5. I'm beginning to think that slipping on a slick surface and cracking your tail bone has got to be one of the funniest painful injuries that could ever happen. Think about it, there's someone in your life that if you saw this happen to them, you would basically pee your pants from so much laughter. You know who it is. Maybe it's a cocky, popular athlete or maybe it's the clumsy but nice guy that everyone loves. Either way, there's that someone you just know this would happen to. Mine is a girl who used to go to elementary school with me. Her name was Amy. She had it all, the looks, popularity, and the Five Star trapper-keepers. I could see her slipping with arms flailing as if she could fly as she slams down right on her A. She lands so hard that she actually bounces a small bit. A week later, she's still carrying around that butt donut from class to class. It's not necessarily that I didn't like this girl, it's just that she was just perfectly made for this sort of accident. God does have a sense of humor, ladies and gentlemen. Whammy.

6. ...It took me almost 3 hours to write this beast. What on Earth has possessed me? You guessed it. The thought of me having to sleep in the same room as "Clee". He wakes up around 4 AM with millions of trees that are needing to be cut down with his chainsaw of a snore. He figures, why not get an early start and starts buzzing away. This goes on till about noon. The sheep I'm counting realize they're getting closer and closer to a guy snoring so loud that they actually stop and ask me why I didn't stop him from cutting down this forest which is home to so many of their friends. I'm a coward, what can I say? I'll be loading the logging truck for a good while.

7. It snowed two days ago. The snow was a bit odd-looking though. It was very very fine and flakey. I looked at it and instantly I knew exactly what it was. It wasn't snow at all. It was Jesus' Dandruff. (Dandruff is capitalized because it's Jesus'. My dandruff is not but His is because c'mon, let's face it. He is Almighty.) Three words for You, Jesus: Head & Shoulders.

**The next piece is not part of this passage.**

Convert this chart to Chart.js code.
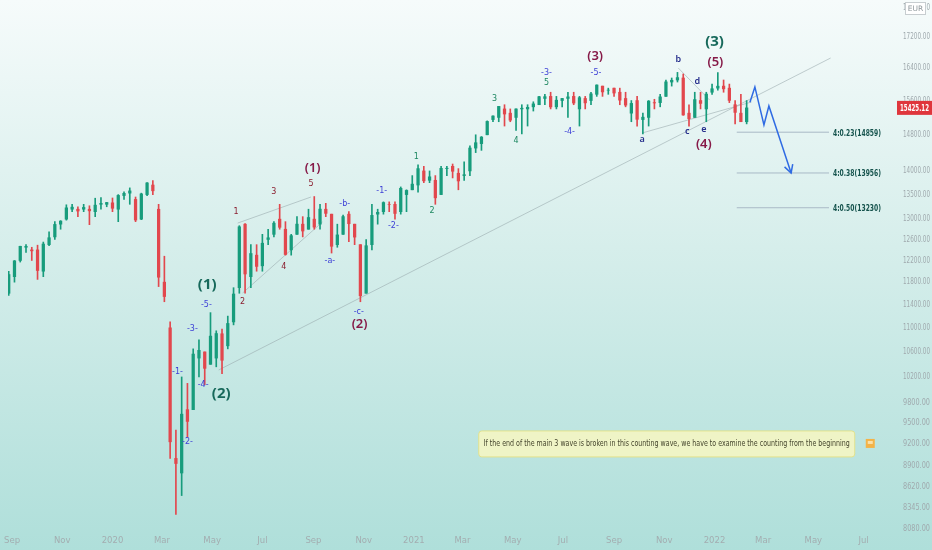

8. I went roller-skating tonight with the sorority I'm a sweetheart in. (Enter witty cutdown here. The only time it'll ever be this easy.) First off, it was way out in the boonies. Second, when I stepped inside, it was elementary school skate night all over again. You had the "cool" 12 year olds flying around there as fast as they could and as close as they could just to show off. I so hoped one of my razor-sharp elbows would catch one of those kids in the nose or neck. They were ticking me off a bit. Outside of those little punks, I was having fun. Until, that is, I saw a man that looked like a skeleton with ratty overalls and a balding mullet skate by with his little munchkins. He was laughing then all of a sudden, he looked at me and said, "Pickled Cauliflower." I skated out of that place so fast and didn't look back. I got back to my room on campus and called my girlfriend to see if she'd bring my shoes back. She answered and said yes but she had to finish feeding Elroy his cotton candy in chunks so that his three teeth could handle such hard food. I said fine but I wasn't fine with it. I wanted some cotton candy too.

Ok so I am looking over this and I hope you find it as funny as I do, I mean the guy is no Dane Cook but hey who is? Anyway I hope you enjoyed.